SUPPLIED DATA>
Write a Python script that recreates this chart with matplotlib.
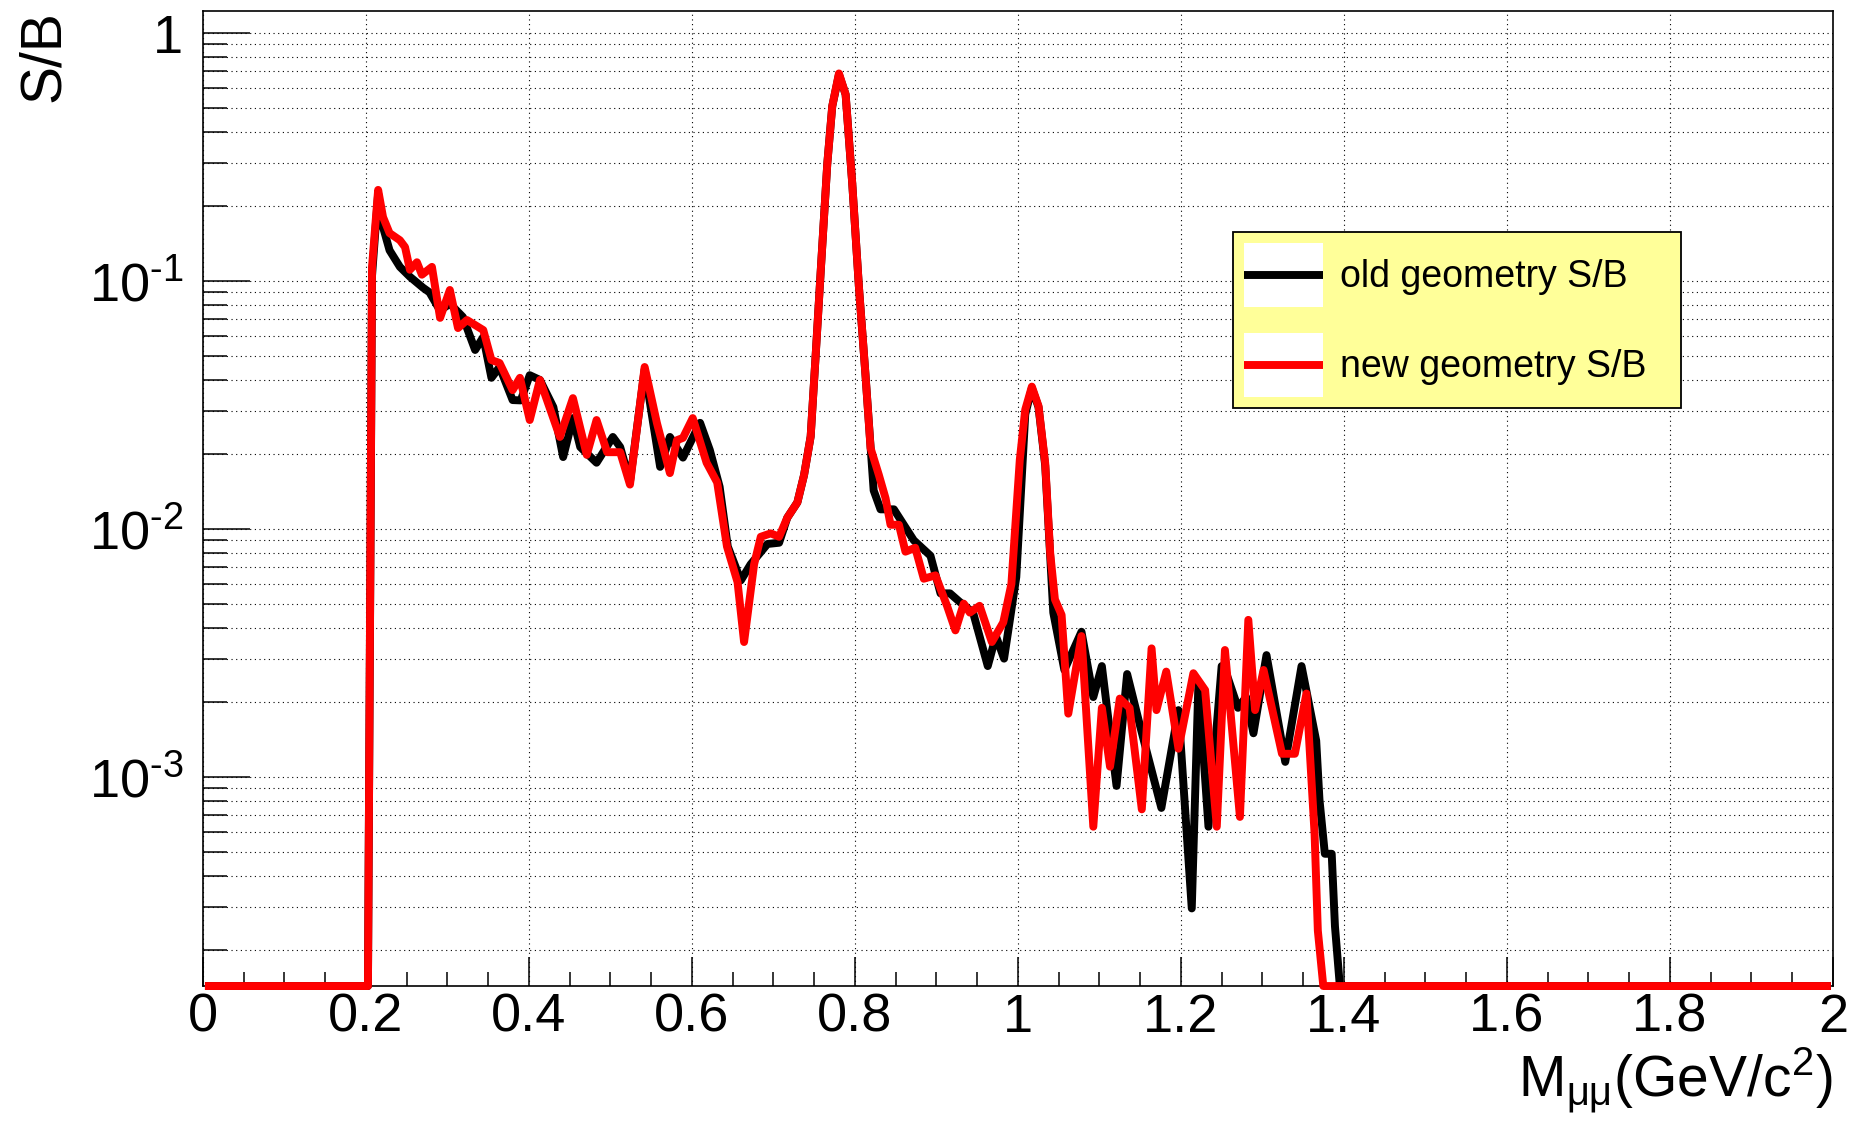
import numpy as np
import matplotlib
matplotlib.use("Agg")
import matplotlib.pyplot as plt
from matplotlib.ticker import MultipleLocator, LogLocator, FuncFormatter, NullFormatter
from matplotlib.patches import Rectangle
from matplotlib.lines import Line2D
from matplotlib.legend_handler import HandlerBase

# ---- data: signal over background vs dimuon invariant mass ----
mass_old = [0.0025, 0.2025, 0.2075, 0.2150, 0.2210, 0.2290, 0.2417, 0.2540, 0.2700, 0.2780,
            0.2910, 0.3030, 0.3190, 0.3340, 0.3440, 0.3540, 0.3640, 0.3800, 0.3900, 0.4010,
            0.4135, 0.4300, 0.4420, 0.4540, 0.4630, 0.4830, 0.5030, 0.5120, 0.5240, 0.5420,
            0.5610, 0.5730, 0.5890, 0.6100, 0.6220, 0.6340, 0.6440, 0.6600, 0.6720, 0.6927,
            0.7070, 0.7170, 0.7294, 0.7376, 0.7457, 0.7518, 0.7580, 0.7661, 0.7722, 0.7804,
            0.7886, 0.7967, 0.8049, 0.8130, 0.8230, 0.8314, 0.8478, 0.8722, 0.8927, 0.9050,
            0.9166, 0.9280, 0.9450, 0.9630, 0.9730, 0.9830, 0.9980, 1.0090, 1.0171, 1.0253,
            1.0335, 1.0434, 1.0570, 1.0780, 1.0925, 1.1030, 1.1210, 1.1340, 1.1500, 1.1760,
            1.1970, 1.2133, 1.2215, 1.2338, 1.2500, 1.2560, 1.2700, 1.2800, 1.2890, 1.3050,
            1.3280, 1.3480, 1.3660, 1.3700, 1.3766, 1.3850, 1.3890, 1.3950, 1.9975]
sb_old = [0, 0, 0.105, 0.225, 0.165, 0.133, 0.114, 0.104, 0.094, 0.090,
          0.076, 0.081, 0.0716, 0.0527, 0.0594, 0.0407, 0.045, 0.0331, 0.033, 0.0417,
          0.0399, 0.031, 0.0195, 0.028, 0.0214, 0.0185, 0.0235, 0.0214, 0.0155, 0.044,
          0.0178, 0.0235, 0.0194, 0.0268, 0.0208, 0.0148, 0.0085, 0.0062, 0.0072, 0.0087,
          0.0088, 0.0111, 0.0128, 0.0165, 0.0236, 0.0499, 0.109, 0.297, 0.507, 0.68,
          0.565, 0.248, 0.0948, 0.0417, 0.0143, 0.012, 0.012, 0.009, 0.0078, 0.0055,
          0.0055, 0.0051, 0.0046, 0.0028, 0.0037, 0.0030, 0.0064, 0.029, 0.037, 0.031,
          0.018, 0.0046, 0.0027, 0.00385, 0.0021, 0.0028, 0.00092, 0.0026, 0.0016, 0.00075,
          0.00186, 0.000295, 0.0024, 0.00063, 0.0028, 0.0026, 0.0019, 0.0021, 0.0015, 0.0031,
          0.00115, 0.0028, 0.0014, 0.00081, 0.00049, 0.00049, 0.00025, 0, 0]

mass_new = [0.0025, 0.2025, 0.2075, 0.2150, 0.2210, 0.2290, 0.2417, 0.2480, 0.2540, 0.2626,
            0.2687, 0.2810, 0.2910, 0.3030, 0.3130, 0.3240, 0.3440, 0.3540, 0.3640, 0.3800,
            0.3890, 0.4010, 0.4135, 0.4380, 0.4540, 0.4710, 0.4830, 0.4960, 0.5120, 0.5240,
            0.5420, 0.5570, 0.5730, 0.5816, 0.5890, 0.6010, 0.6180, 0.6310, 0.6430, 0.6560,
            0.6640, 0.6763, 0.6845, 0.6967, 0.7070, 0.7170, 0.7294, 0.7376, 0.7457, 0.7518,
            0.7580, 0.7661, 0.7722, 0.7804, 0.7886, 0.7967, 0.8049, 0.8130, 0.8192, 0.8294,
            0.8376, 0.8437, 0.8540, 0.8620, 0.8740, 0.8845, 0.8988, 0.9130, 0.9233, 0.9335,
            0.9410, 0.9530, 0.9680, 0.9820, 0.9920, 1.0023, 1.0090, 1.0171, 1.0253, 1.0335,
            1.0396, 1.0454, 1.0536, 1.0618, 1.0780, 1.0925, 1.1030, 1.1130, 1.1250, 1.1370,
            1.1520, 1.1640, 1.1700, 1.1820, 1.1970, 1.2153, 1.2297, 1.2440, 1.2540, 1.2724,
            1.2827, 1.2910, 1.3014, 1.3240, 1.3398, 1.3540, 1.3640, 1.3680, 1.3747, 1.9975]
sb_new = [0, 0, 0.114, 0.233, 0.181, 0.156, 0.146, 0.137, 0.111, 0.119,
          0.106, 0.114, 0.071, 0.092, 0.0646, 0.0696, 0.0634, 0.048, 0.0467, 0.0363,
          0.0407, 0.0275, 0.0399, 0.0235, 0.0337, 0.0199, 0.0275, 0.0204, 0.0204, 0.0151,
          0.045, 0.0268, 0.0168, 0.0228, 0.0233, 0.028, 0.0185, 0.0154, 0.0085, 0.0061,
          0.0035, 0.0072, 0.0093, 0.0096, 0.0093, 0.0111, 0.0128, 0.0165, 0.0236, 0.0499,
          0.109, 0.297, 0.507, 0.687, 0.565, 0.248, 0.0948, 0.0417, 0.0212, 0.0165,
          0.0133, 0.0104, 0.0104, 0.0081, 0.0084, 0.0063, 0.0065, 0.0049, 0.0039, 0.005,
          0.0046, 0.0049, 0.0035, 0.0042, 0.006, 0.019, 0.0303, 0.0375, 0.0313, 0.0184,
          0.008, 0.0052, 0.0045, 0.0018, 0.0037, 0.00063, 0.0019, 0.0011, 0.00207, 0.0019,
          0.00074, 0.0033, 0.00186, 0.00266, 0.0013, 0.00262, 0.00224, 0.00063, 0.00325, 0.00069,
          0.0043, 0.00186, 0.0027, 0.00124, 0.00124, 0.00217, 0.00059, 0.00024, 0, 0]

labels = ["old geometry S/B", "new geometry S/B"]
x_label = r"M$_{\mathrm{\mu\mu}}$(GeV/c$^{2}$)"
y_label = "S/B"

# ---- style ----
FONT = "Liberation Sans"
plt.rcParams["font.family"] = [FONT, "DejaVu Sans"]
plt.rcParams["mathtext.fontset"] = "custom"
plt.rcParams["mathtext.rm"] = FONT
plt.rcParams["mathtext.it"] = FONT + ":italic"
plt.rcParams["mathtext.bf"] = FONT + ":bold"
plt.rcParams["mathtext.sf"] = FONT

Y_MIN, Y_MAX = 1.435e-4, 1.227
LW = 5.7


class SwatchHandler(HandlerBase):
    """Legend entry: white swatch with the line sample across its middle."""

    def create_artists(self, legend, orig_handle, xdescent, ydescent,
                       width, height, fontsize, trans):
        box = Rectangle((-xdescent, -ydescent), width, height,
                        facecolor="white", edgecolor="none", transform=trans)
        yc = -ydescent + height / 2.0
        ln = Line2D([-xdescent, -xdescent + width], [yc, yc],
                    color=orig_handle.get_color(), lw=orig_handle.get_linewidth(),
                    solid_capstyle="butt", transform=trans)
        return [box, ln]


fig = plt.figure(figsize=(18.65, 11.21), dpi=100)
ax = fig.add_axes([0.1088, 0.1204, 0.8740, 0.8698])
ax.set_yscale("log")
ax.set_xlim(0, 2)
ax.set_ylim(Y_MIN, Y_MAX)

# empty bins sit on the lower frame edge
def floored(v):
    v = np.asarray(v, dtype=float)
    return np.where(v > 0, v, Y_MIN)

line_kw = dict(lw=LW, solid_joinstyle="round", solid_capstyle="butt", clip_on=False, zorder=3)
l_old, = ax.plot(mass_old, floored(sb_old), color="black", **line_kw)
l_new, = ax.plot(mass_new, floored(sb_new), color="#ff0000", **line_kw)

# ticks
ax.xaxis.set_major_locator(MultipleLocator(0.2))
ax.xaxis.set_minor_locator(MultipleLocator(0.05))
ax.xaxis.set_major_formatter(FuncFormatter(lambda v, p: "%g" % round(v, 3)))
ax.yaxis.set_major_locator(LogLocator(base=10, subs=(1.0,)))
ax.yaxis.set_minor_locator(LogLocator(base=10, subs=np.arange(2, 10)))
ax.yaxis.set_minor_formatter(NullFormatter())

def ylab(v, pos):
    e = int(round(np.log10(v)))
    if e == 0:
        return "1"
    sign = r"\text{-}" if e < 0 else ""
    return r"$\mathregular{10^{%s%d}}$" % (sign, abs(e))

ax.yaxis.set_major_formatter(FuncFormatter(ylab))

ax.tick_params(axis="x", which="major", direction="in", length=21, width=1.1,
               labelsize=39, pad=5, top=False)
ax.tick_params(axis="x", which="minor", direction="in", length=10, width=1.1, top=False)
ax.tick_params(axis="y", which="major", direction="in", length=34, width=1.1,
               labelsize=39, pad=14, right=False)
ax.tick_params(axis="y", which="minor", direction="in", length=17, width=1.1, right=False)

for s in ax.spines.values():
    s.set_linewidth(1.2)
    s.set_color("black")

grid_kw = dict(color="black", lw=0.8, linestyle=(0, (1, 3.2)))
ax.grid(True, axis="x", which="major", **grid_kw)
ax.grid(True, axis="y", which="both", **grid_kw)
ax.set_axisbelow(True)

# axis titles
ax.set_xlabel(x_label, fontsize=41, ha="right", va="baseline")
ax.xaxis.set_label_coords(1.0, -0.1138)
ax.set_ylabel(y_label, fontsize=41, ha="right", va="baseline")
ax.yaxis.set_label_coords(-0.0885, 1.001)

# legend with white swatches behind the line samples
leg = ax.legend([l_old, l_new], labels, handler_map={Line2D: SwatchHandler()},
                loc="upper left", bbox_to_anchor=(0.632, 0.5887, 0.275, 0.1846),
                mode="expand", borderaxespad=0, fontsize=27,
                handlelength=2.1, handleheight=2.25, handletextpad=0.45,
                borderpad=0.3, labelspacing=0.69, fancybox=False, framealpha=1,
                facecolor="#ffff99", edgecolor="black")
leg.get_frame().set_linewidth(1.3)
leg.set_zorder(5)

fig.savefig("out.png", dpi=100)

PROMPT>
Skip the pictures, please, and transcribe only the lines from the beginning of the material through the one that contains "from matplotlib.legend_handler import".

FULL ANSWER>
Write a Python script that recreates this chart with matplotlib.
import numpy as np
import matplotlib
matplotlib.use("Agg")
import matplotlib.pyplot as plt
from matplotlib.ticker import MultipleLocator, LogLocator, FuncFormatter, NullFormatter
from matplotlib.patches import Rectangle
from matplotlib.lines import Line2D
from matplotlib.legend_handler import HandlerBase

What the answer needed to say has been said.